Meine Damen und Herren, so viel Politik muss sein, wenn es um das Haus geht, das offen steht für die Kulturen der Welt, und deswegen möchte ich noch eine Einladung überbringen: Wir müssen den Ländern des Globalen Südens zuhören. Wir wollen ihre Kunst hier zeigen und ihre Künstlerinnen und Künstler willkommen heißen. Wir müssen herauskommen aus einer Welt, in der sie die Erfahrungen gemacht haben, dass wir es mit unseren eigenen Werten nicht ehrlich meinen und mit zweierlei Maß messen.
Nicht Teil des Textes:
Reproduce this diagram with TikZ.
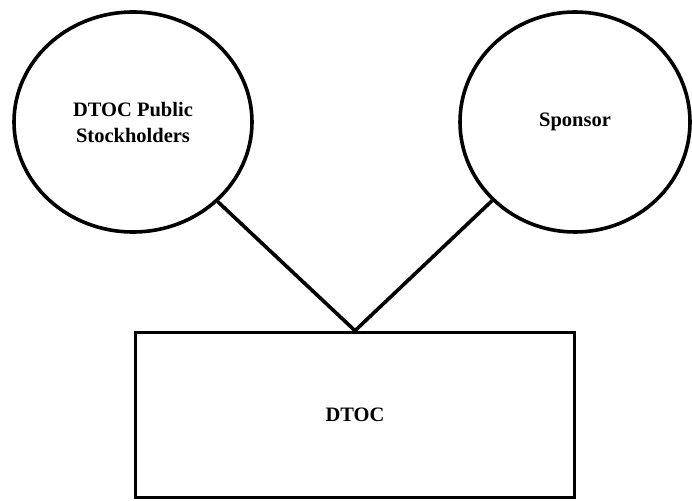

Wir werden nicht immer zustimmen, aber wir wollen diesen Dialog führen in der gemeinsamen Sorge um die eine Welt. Ihr Haus, Sie selbst, lieber Bonaventure, Ihr wunderbares Team, das sich mit Ihnen gemeinsam auf den Weg gemacht hat, sind unsere Hoffnung, dass dieser Dialog gelingen möge.
Ich wünsche dem Haus der Kulturen der Welt, die Kulturen der Welt.
Und ich wünsche uns frohe und traurige, graue und bunte, zornige und zärtliche Kunst. Lassen Sie Ihre Herzen tanzen. Und Ihnen allen den Segen, die blessings von Theresia Lum Soh!